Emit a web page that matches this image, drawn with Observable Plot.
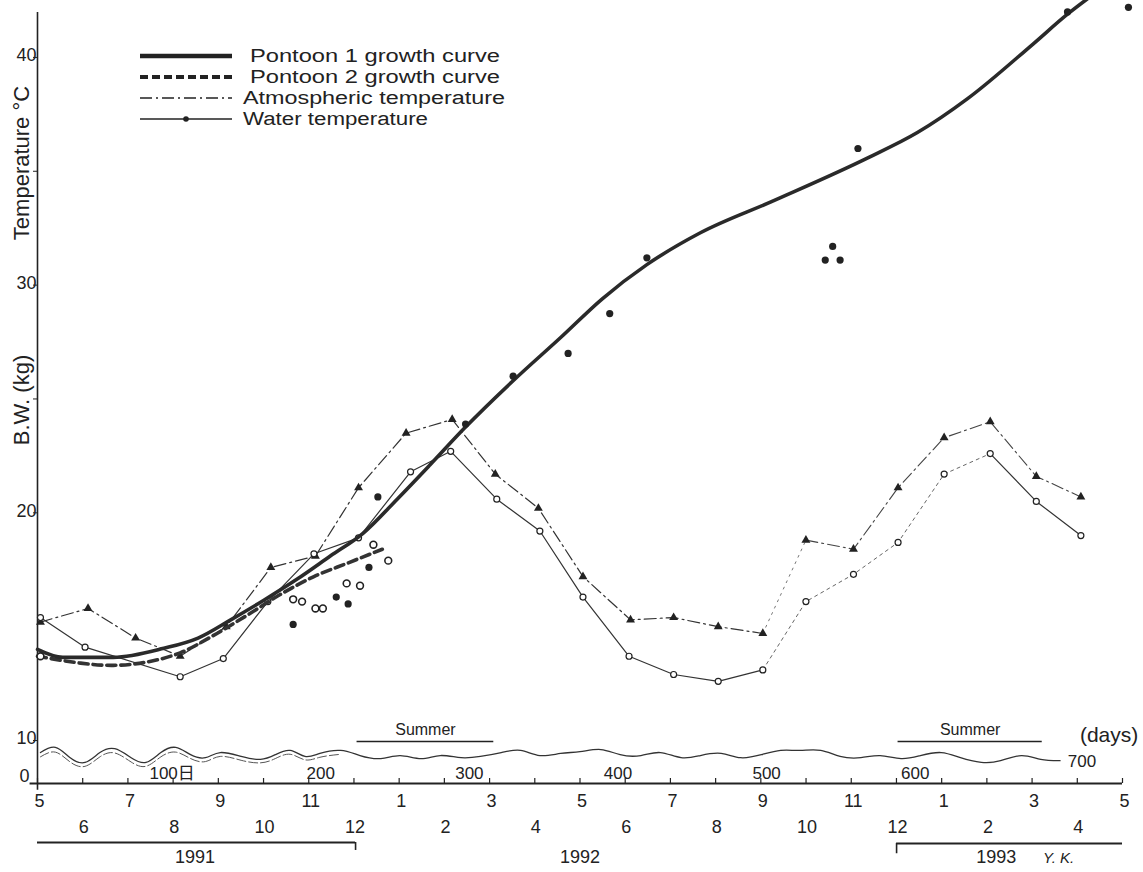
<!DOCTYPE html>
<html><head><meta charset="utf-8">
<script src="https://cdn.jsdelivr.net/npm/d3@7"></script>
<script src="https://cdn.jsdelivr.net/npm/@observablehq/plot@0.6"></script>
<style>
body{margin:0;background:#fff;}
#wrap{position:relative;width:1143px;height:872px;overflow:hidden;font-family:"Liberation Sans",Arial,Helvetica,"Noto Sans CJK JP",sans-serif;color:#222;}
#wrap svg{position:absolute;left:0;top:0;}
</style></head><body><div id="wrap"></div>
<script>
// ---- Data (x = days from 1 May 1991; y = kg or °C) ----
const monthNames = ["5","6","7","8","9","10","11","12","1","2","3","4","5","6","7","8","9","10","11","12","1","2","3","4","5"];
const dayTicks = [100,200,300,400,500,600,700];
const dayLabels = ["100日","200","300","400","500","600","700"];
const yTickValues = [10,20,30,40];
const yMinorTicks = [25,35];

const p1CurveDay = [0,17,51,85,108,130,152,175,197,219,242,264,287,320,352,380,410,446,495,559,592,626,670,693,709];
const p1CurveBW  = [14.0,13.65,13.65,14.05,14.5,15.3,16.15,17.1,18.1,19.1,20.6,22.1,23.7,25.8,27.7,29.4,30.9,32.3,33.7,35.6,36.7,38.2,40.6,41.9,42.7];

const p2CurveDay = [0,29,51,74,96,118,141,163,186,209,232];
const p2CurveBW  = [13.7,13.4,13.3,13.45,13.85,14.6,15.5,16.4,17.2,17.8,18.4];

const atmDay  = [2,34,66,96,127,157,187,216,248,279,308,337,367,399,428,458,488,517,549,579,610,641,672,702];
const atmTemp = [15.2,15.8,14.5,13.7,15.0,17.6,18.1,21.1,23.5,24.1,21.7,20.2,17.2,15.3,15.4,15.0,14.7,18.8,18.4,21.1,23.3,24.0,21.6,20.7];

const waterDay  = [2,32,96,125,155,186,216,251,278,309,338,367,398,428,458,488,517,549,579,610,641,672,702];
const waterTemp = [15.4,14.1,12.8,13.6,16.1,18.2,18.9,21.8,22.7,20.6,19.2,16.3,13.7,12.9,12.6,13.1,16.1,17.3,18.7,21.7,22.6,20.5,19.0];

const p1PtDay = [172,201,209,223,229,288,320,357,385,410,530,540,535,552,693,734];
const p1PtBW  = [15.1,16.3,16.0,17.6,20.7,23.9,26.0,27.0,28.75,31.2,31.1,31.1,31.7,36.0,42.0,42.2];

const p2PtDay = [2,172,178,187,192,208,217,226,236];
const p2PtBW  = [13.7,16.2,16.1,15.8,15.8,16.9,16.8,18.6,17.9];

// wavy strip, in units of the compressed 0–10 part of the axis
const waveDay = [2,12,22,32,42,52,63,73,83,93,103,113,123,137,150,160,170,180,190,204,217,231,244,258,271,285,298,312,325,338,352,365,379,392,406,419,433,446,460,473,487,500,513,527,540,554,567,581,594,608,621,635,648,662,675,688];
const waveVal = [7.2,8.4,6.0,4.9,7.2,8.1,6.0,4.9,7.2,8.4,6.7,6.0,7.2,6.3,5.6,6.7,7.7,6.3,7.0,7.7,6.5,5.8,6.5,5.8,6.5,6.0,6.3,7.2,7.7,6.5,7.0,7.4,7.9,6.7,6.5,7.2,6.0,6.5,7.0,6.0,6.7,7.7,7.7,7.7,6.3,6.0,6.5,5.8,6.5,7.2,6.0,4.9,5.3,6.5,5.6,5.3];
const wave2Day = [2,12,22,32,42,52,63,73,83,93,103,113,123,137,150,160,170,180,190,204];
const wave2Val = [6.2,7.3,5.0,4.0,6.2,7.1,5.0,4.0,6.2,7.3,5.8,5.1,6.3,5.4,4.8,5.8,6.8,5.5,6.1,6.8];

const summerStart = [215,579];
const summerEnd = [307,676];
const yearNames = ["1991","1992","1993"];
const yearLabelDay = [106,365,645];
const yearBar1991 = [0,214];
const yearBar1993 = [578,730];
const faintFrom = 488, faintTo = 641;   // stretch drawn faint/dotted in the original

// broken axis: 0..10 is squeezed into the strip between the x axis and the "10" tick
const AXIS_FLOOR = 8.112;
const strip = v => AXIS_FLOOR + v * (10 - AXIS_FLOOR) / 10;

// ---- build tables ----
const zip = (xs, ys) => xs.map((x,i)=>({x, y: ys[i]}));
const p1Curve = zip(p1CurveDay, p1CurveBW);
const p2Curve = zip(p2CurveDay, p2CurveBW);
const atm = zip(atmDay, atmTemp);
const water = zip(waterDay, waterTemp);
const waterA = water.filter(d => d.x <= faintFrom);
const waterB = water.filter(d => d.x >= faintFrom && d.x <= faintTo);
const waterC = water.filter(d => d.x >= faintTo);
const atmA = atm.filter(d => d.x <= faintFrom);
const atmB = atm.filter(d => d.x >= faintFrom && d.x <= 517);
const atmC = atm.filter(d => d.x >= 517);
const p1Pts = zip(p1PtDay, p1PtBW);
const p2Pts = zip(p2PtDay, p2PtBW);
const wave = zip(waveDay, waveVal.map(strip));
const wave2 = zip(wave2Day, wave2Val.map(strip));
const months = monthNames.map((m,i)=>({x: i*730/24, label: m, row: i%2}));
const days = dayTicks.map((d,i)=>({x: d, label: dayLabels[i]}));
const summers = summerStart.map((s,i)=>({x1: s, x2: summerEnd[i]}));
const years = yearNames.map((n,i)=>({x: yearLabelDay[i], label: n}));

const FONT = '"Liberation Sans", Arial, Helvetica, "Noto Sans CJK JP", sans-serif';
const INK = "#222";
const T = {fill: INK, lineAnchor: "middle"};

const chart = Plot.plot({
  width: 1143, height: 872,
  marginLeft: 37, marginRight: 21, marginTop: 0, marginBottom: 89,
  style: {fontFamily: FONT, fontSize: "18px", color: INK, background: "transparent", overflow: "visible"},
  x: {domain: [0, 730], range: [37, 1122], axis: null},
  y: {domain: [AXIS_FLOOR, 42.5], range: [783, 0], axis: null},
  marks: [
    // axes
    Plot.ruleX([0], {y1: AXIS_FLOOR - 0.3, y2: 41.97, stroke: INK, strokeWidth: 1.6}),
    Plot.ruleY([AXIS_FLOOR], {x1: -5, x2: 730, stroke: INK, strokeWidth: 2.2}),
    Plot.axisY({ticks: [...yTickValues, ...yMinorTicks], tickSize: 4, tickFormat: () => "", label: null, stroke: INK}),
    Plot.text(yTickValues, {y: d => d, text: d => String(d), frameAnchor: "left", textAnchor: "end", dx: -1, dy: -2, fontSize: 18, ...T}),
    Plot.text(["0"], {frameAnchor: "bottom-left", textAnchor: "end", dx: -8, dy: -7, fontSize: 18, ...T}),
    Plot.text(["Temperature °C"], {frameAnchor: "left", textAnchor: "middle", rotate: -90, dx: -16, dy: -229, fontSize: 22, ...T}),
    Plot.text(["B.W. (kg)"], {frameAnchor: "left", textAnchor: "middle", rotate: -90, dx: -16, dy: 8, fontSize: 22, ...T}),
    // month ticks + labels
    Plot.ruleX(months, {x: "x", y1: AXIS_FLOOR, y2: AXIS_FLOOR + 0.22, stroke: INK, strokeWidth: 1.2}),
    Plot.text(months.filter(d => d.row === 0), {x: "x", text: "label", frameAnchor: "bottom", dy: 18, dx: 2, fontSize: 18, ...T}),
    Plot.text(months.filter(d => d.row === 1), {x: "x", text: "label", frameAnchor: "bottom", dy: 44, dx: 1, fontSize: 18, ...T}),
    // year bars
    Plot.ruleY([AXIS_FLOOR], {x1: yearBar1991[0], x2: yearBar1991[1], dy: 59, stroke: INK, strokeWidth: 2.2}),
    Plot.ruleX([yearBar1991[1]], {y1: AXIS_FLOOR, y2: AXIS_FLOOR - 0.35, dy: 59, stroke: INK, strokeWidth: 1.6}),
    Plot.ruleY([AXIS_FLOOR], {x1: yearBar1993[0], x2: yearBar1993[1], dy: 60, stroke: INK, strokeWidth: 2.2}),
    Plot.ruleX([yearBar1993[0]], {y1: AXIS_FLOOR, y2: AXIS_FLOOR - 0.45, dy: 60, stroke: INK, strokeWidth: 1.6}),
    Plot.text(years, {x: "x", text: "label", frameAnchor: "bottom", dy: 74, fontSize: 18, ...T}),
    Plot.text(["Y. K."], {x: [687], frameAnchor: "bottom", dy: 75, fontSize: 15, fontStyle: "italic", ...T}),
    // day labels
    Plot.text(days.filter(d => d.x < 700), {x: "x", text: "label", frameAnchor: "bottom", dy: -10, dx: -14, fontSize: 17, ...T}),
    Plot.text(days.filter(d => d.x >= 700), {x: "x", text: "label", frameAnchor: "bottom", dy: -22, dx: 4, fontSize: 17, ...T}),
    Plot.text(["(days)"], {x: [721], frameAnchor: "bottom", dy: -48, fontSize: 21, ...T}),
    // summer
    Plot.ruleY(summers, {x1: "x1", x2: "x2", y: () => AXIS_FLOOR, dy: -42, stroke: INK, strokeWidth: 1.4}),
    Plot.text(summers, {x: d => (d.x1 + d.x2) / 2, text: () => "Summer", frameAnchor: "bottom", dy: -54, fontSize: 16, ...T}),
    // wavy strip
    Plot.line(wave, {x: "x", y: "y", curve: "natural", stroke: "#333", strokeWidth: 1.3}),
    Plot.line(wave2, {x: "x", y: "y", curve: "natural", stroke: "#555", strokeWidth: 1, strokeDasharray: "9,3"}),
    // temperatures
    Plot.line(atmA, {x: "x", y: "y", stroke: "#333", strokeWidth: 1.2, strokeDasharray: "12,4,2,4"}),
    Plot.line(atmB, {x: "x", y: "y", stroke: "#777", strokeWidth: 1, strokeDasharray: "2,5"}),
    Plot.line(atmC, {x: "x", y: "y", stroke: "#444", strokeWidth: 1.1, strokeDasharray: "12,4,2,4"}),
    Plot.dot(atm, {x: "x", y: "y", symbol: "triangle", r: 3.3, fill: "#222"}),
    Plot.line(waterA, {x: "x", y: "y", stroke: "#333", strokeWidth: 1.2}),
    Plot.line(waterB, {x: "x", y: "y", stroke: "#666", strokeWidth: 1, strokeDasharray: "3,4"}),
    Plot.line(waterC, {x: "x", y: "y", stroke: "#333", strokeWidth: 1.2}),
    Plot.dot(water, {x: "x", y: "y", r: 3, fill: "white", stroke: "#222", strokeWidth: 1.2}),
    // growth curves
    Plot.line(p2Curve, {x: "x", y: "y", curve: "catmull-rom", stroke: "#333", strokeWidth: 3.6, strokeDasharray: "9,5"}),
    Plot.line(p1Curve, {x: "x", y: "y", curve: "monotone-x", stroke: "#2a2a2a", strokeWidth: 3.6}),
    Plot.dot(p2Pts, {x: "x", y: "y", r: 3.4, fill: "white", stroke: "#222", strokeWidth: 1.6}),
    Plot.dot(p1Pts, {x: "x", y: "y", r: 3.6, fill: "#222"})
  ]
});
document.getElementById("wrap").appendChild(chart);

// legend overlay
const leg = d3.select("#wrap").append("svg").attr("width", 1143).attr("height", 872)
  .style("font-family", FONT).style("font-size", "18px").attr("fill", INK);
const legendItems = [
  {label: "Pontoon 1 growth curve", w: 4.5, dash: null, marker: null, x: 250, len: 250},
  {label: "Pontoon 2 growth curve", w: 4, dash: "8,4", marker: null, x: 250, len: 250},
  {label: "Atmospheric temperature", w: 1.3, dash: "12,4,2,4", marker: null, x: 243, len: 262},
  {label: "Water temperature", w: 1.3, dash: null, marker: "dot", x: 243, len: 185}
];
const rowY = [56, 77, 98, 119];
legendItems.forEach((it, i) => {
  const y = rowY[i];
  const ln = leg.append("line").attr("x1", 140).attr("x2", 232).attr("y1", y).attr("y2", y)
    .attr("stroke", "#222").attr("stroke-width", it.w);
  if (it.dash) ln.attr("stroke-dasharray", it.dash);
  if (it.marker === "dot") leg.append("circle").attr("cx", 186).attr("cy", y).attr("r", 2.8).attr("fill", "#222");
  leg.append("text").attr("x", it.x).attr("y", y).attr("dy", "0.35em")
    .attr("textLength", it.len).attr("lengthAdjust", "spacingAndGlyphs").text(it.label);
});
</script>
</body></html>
# # # #
From the opening line of the listing above through the line bearing "const yMinorTicks = [25,35];", repeat each line exactly. Drop every picture.

■ Full solution ■
Emit a web page that matches this image, drawn with Observable Plot.
<!DOCTYPE html>
<html><head><meta charset="utf-8">
<script src="https://cdn.jsdelivr.net/npm/d3@7"></script>
<script src="https://cdn.jsdelivr.net/npm/@observablehq/plot@0.6"></script>
<style>
body{margin:0;background:#fff;}
#wrap{position:relative;width:1143px;height:872px;overflow:hidden;font-family:"Liberation Sans",Arial,Helvetica,"Noto Sans CJK JP",sans-serif;color:#222;}
#wrap svg{position:absolute;left:0;top:0;}
</style></head><body><div id="wrap"></div>
<script>
// ---- Data (x = days from 1 May 1991; y = kg or °C) ----
const monthNames = ["5","6","7","8","9","10","11","12","1","2","3","4","5","6","7","8","9","10","11","12","1","2","3","4","5"];
const dayTicks = [100,200,300,400,500,600,700];
const dayLabels = ["100日","200","300","400","500","600","700"];
const yTickValues = [10,20,30,40];
const yMinorTicks = [25,35];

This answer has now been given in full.